>> Begin INFORMATION PROVIDED

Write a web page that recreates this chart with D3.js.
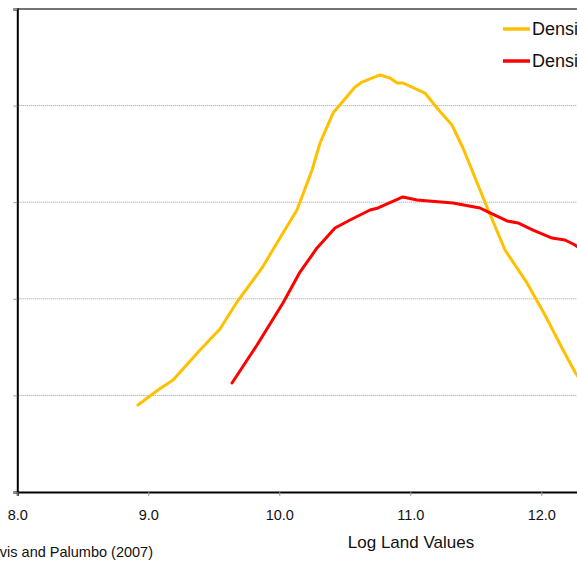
<!DOCTYPE html>
<html>
<head>
<meta charset="utf-8">
<script src="https://cdn.jsdelivr.net/npm/d3@7/dist/d3.min.js"></script>
<style>
  body { margin: 0; background: #fff; }
  svg { display: block; font-family: "Liberation Sans", Arial, sans-serif; }
</style>
</head>
<body>
<svg width="577" height="563"></svg>
<script>
// **** Data ****
var xTicks = [8, 9, 10, 11, 12];
var yTicks = [0, 1, 2, 3, 4, 5];

var seriesNames = ["Density, Earlier Period", "Density, Later Period"];
var seriesColors = ["#ffc000", "#ff0000"];

var yellowX = [8.921, 9.074, 9.189, 9.395, 9.547, 9.677, 9.868, 10.028, 10.135, 10.250,
    10.311, 10.410, 10.578, 10.632, 10.769, 10.845, 10.899, 10.944, 11.112, 11.204,
    11.318, 11.402, 11.585, 11.723, 11.891, 12.028, 12.158, 12.257, 12.371];
var yellowY = [0.90, 1.056, 1.159, 1.470, 1.687, 1.967, 2.319, 2.681, 2.919, 3.333,
    3.613, 3.923, 4.193, 4.244, 4.317, 4.286, 4.234, 4.234, 4.130, 3.975,
    3.799, 3.561, 2.950, 2.505, 2.164, 1.832, 1.491, 1.242, 1.004];

var redX = [9.639, 9.830, 10.028, 10.158, 10.288, 10.425, 10.540, 10.693, 10.754, 10.944,
    11.051, 11.326, 11.532, 11.593, 11.738, 11.822, 11.937, 12.082, 12.181, 12.257, 12.371];
var redY = [1.128, 1.522, 1.957, 2.277, 2.526, 2.733, 2.816, 2.919, 2.940, 3.054,
    3.023, 2.992, 2.940, 2.899, 2.806, 2.785, 2.712, 2.629, 2.609, 2.557, 2.453];

// **** Scales ****
var xScale = d3.scaleLinear().domain([8, 13]).range([17.3, 672.3]);
var yScale = d3.scaleLinear().domain([0, 5]).range([492, 9]);

var svg = d3.select('svg');

// gridlines
svg.append('g').attr('class', 'grid')
    .selectAll('line')
    .data(yTicks.slice(1, 5))
    .enter().append('line')
    .attr('x1', xScale(8)).attr('x2', xScale(13))
    .attr('y1', function (d) { return yScale(d); })
    .attr('y2', function (d) { return yScale(d); })
    .attr('stroke', '#9a9a9a')
    .attr('stroke-width', 1)
    .attr('stroke-dasharray', '1,1');

// top frame
svg.append('line')
    .attr('x1', xScale(8)).attr('x2', xScale(13))
    .attr('y1', yScale(5)).attr('y2', yScale(5))
    .attr('stroke', '#444').attr('stroke-width', 1.5);

// axes
var yAxis = svg.append('g').attr('class', 'y axis')
    .attr('transform', 'translate(' + xScale(8) + ',0)')
    .call(d3.axisLeft(yScale).tickValues(yTicks).tickSize(4).tickFormat(''));

var xAxis = svg.append('g').attr('class', 'x axis')
    .attr('transform', 'translate(0,' + yScale(0) + ')')
    .call(d3.axisBottom(xScale).tickValues(xTicks).tickSize(4).tickPadding(14)
        .tickFormat(d3.format('.1f')));

[yAxis, xAxis].forEach(function (ax) {
    ax.select('.domain').attr('stroke', '#000').attr('stroke-width', 2);
    ax.selectAll('.tick line').attr('stroke', '#999');
});
xAxis.selectAll('.tick text')
    .attr('font-size', 14.5).attr('fill', '#111')
    .attr('font-family', '"Liberation Sans", Arial, sans-serif');

// lines
var line = d3.line()
    .x(function (d) { return xScale(d[0]); })
    .y(function (d) { return yScale(d[1]); });

var series = [d3.zip(yellowX, yellowY), d3.zip(redX, redY)];
series.forEach(function (pts, i) {
    svg.append('path')
        .datum(pts)
        .attr('d', line)
        .attr('fill', 'none')
        .attr('stroke', seriesColors[i])
        .attr('stroke-width', 3)
        .attr('stroke-linejoin', 'round')
        .attr('stroke-linecap', 'round');
});

// legend
seriesNames.forEach(function (name, i) {
    var y = 29 + i * 32;
    svg.append('line')
        .attr('x1', 503).attr('x2', 530)
        .attr('y1', y).attr('y2', y)
        .attr('stroke', seriesColors[i]).attr('stroke-width', 3.5);
    svg.append('text')
        .attr('x', 532).attr('y', y + 6)
        .attr('font-size', 18).attr('fill', '#111')
        .text(name);
});

// labels
svg.append('text')
    .attr('x', 411).attr('y', 548)
    .attr('text-anchor', 'middle')
    .attr('font-size', 17).attr('fill', '#111')
    .text('Log Land Values');

svg.append('text')
    .attr('x', 153).attr('y', 557)
    .attr('text-anchor', 'end')
    .attr('font-size', 14.5).attr('fill', '#111')
    .text('Source: Davis and Palumbo (2007)');
</script>
</body>
</html>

>> End INFORMATION PROVIDED

▸ EXERCISE DIRECTIONS
Drop the images and repeat the data exactly.

▸ SOLVED EXERCISE
Write a web page that recreates this chart with D3.js.
<!DOCTYPE html>
<html>
<head>
<meta charset="utf-8">
<script src="https://cdn.jsdelivr.net/npm/d3@7/dist/d3.min.js"></script>
<style>
  body { margin: 0; background: #fff; }
  svg { display: block; font-family: "Liberation Sans", Arial, sans-serif; }
</style>
</head>
<body>
<svg width="577" height="563"></svg>
<script>
// **** Data ****
var xTicks = [8, 9, 10, 11, 12];
var yTicks = [0, 1, 2, 3, 4, 5];

var seriesNames = ["Density, Earlier Period", "Density, Later Period"];
var seriesColors = ["#ffc000", "#ff0000"];

var yellowX = [8.921, 9.074, 9.189, 9.395, 9.547, 9.677, 9.868, 10.028, 10.135, 10.250,
    10.311, 10.410, 10.578, 10.632, 10.769, 10.845, 10.899, 10.944, 11.112, 11.204,
    11.318, 11.402, 11.585, 11.723, 11.891, 12.028, 12.158, 12.257, 12.371];
var yellowY = [0.90, 1.056, 1.159, 1.470, 1.687, 1.967, 2.319, 2.681, 2.919, 3.333,
    3.613, 3.923, 4.193, 4.244, 4.317, 4.286, 4.234, 4.234, 4.130, 3.975,
    3.799, 3.561, 2.950, 2.505, 2.164, 1.832, 1.491, 1.242, 1.004];

var redX = [9.639, 9.830, 10.028, 10.158, 10.288, 10.425, 10.540, 10.693, 10.754, 10.944,
    11.051, 11.326, 11.532, 11.593, 11.738, 11.822, 11.937, 12.082, 12.181, 12.257, 12.371];
var redY = [1.128, 1.522, 1.957, 2.277, 2.526, 2.733, 2.816, 2.919, 2.940, 3.054,
    3.023, 2.992, 2.940, 2.899, 2.806, 2.785, 2.712, 2.629, 2.609, 2.557, 2.453];

// **** Scales ****
var xScale = d3.scaleLinear().domain([8, 13]).range([17.3, 672.3]);
var yScale = d3.scaleLinear().domain([0, 5]).range([492, 9]);

var svg = d3.select('svg');

// gridlines
svg.append('g').attr('class', 'grid')
    .selectAll('line')
    .data(yTicks.slice(1, 5))
    .enter().append('line')
    .attr('x1', xScale(8)).attr('x2', xScale(13))
    .attr('y1', function (d) { return yScale(d); })
    .attr('y2', function (d) { return yScale(d); })
    .attr('stroke', '#9a9a9a')
    .attr('stroke-width', 1)
    .attr('stroke-dasharray', '1,1');

// top frame
svg.append('line')
    .attr('x1', xScale(8)).attr('x2', xScale(13))
    .attr('y1', yScale(5)).attr('y2', yScale(5))
    .attr('stroke', '#444').attr('stroke-width', 1.5);

// axes
var yAxis = svg.append('g').attr('class', 'y axis')
    .attr('transform', 'translate(' + xScale(8) + ',0)')
    .call(d3.axisLeft(yScale).tickValues(yTicks).tickSize(4).tickFormat(''));

var xAxis = svg.append('g').attr('class', 'x axis')
    .attr('transform', 'translate(0,' + yScale(0) + ')')
    .call(d3.axisBottom(xScale).tickValues(xTicks).tickSize(4).tickPadding(14)
        .tickFormat(d3.format('.1f')));

[yAxis, xAxis].forEach(function (ax) {
    ax.select('.domain').attr('stroke', '#000').attr('stroke-width', 2);
    ax.selectAll('.tick line').attr('stroke', '#999');
});
xAxis.selectAll('.tick text')
    .attr('font-size', 14.5).attr('fill', '#111')
    .attr('font-family', '"Liberation Sans", Arial, sans-serif');

// lines
var line = d3.line()
    .x(function (d) { return xScale(d[0]); })
    .y(function (d) { return yScale(d[1]); });

var series = [d3.zip(yellowX, yellowY), d3.zip(redX, redY)];
series.forEach(function (pts, i) {
    svg.append('path')
        .datum(pts)
        .attr('d', line)
        .attr('fill', 'none')
        .attr('stroke', seriesColors[i])
        .attr('stroke-width', 3)
        .attr('stroke-linejoin', 'round')
        .attr('stroke-linecap', 'round');
});

// legend
seriesNames.forEach(function (name, i) {
    var y = 29 + i * 32;
    svg.append('line')
        .attr('x1', 503).attr('x2', 530)
        .attr('y1', y).attr('y2', y)
        .attr('stroke', seriesColors[i]).attr('stroke-width', 3.5);
    svg.append('text')
        .attr('x', 532).attr('y', y + 6)
        .attr('font-size', 18).attr('fill', '#111')
        .text(name);
});

// labels
svg.append('text')
    .attr('x', 411).attr('y', 548)
    .attr('text-anchor', 'middle')
    .attr('font-size', 17).attr('fill', '#111')
    .text('Log Land Values');

svg.append('text')
    .attr('x', 153).attr('y', 557)
    .attr('text-anchor', 'end')
    .attr('font-size', 14.5).attr('fill', '#111')
    .text('Source: Davis and Palumbo (2007)');
</script>
</body>
</html>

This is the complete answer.